Exercise: Copy all the data exactly, except the pictures.

** begin Data **

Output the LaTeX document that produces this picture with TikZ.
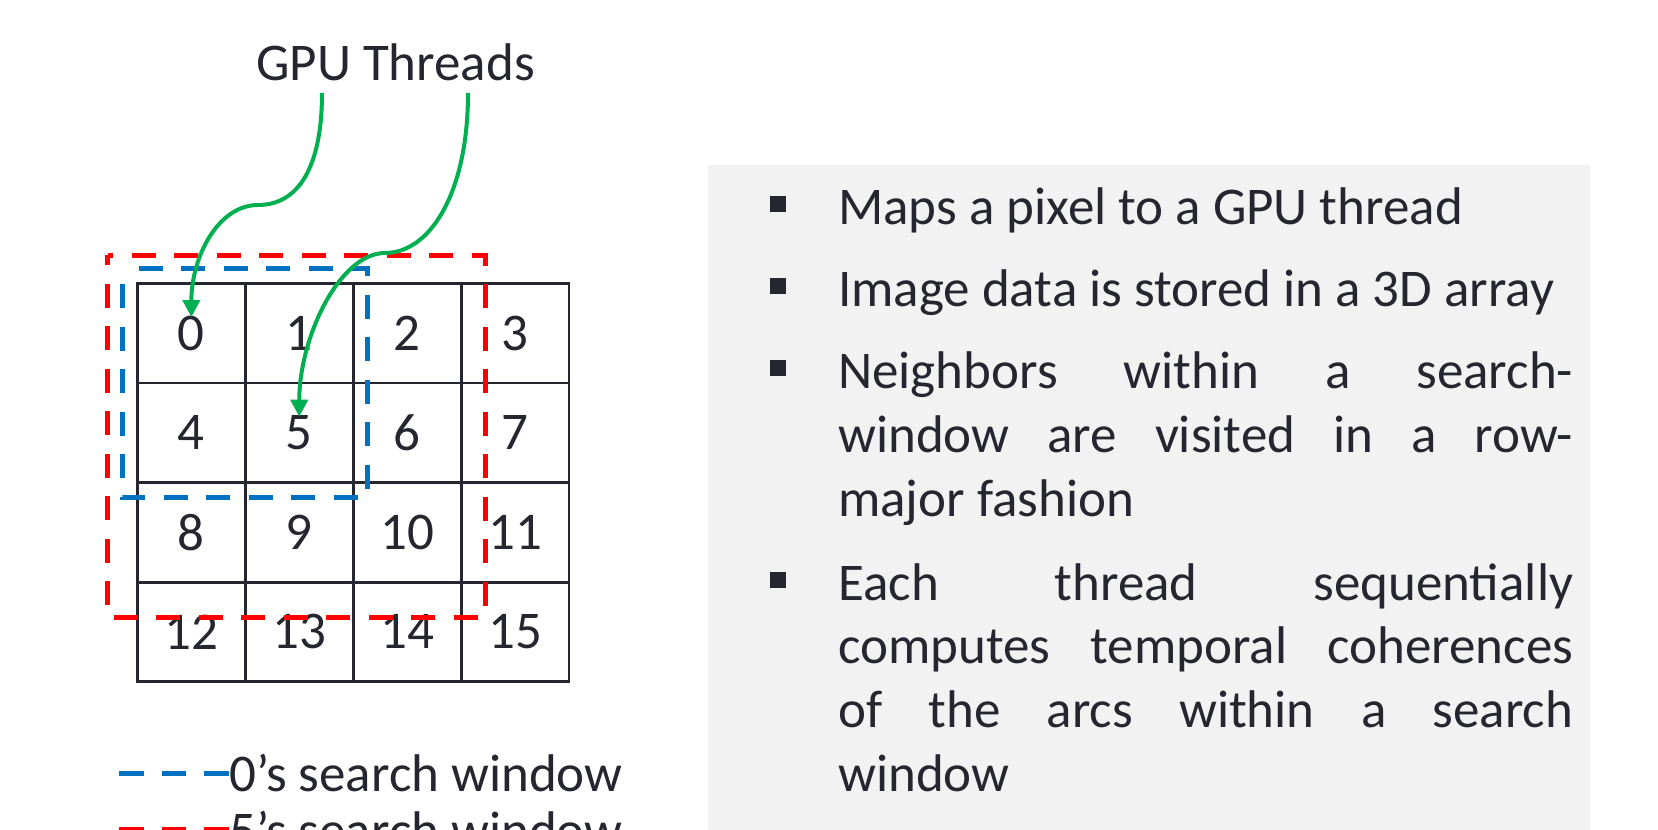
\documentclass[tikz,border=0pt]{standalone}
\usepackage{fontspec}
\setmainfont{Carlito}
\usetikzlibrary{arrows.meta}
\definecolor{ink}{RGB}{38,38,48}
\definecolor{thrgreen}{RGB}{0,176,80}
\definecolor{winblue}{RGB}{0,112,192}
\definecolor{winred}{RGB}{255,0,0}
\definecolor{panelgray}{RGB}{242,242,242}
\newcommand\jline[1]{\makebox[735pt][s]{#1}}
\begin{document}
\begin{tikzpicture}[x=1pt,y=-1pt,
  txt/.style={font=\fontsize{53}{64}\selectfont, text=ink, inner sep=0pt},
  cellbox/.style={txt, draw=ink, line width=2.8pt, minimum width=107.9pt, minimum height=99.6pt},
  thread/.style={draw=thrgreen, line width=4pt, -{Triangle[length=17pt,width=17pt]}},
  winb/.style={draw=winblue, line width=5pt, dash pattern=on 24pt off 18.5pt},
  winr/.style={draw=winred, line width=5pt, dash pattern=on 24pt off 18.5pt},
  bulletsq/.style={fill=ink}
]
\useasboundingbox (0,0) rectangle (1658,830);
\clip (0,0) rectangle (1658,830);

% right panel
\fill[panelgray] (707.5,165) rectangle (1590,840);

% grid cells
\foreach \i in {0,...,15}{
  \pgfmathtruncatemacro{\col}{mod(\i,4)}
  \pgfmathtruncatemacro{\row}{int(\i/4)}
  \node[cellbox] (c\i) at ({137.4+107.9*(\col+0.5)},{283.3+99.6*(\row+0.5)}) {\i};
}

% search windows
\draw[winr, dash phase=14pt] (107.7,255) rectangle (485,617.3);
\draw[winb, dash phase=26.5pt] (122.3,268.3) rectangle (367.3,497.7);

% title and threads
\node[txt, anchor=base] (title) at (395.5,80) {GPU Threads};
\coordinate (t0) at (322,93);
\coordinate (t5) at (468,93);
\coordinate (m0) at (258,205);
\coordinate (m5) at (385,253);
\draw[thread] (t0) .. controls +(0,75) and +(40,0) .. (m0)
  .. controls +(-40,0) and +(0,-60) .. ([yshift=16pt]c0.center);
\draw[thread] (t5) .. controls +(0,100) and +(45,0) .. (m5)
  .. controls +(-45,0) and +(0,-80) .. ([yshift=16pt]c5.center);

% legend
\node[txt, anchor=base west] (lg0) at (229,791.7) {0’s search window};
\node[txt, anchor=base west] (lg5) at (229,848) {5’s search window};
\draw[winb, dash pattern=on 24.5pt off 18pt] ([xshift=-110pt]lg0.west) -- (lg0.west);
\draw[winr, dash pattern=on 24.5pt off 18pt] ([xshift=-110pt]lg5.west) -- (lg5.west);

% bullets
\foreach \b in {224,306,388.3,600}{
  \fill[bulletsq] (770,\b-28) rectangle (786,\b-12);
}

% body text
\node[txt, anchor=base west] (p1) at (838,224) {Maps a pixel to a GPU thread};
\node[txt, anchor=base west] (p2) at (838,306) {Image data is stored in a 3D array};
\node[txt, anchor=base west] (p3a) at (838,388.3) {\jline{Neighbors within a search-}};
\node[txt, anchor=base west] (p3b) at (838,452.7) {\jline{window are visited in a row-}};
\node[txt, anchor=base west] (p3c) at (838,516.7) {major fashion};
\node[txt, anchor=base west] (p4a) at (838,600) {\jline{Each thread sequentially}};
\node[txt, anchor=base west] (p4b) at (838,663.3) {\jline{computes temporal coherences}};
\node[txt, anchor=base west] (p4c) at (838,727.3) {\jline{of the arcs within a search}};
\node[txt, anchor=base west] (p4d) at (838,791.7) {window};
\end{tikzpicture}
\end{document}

** end Data **

Response below:
Output the LaTeX document that produces this picture with TikZ.
\documentclass[tikz,border=0pt]{standalone}
\usepackage{fontspec}
\setmainfont{Carlito}
\usetikzlibrary{arrows.meta}
\definecolor{ink}{RGB}{38,38,48}
\definecolor{thrgreen}{RGB}{0,176,80}
\definecolor{winblue}{RGB}{0,112,192}
\definecolor{winred}{RGB}{255,0,0}
\definecolor{panelgray}{RGB}{242,242,242}
\newcommand\jline[1]{\makebox[735pt][s]{#1}}
\begin{document}
\begin{tikzpicture}[x=1pt,y=-1pt,
  txt/.style={font=\fontsize{53}{64}\selectfont, text=ink, inner sep=0pt},
  cellbox/.style={txt, draw=ink, line width=2.8pt, minimum width=107.9pt, minimum height=99.6pt},
  thread/.style={draw=thrgreen, line width=4pt, -{Triangle[length=17pt,width=17pt]}},
  winb/.style={draw=winblue, line width=5pt, dash pattern=on 24pt off 18.5pt},
  winr/.style={draw=winred, line width=5pt, dash pattern=on 24pt off 18.5pt},
  bulletsq/.style={fill=ink}
]
\useasboundingbox (0,0) rectangle (1658,830);
\clip (0,0) rectangle (1658,830);

% right panel
\fill[panelgray] (707.5,165) rectangle (1590,840);

% grid cells
\foreach \i in {0,...,15}{
  \pgfmathtruncatemacro{\col}{mod(\i,4)}
  \pgfmathtruncatemacro{\row}{int(\i/4)}
  \node[cellbox] (c\i) at ({137.4+107.9*(\col+0.5)},{283.3+99.6*(\row+0.5)}) {\i};
}

% search windows
\draw[winr, dash phase=14pt] (107.7,255) rectangle (485,617.3);
\draw[winb, dash phase=26.5pt] (122.3,268.3) rectangle (367.3,497.7);

% title and threads
\node[txt, anchor=base] (title) at (395.5,80) {GPU Threads};
\coordinate (t0) at (322,93);
\coordinate (t5) at (468,93);
\coordinate (m0) at (258,205);
\coordinate (m5) at (385,253);
\draw[thread] (t0) .. controls +(0,75) and +(40,0) .. (m0)
  .. controls +(-40,0) and +(0,-60) .. ([yshift=16pt]c0.center);
\draw[thread] (t5) .. controls +(0,100) and +(45,0) .. (m5)
  .. controls +(-45,0) and +(0,-80) .. ([yshift=16pt]c5.center);

% legend
\node[txt, anchor=base west] (lg0) at (229,791.7) {0’s search window};
\node[txt, anchor=base west] (lg5) at (229,848) {5’s search window};
\draw[winb, dash pattern=on 24.5pt off 18pt] ([xshift=-110pt]lg0.west) -- (lg0.west);
\draw[winr, dash pattern=on 24.5pt off 18pt] ([xshift=-110pt]lg5.west) -- (lg5.west);

% bullets
\foreach \b in {224,306,388.3,600}{
  \fill[bulletsq] (770,\b-28) rectangle (786,\b-12);
}

% body text
\node[txt, anchor=base west] (p1) at (838,224) {Maps a pixel to a GPU thread};
\node[txt, anchor=base west] (p2) at (838,306) {Image data is stored in a 3D array};
\node[txt, anchor=base west] (p3a) at (838,388.3) {\jline{Neighbors within a search-}};
\node[txt, anchor=base west] (p3b) at (838,452.7) {\jline{window are visited in a row-}};
\node[txt, anchor=base west] (p3c) at (838,516.7) {major fashion};
\node[txt, anchor=base west] (p4a) at (838,600) {\jline{Each thread sequentially}};
\node[txt, anchor=base west] (p4b) at (838,663.3) {\jline{computes temporal coherences}};
\node[txt, anchor=base west] (p4c) at (838,727.3) {\jline{of the arcs within a search}};
\node[txt, anchor=base west] (p4d) at (838,791.7) {window};
\end{tikzpicture}
\end{document}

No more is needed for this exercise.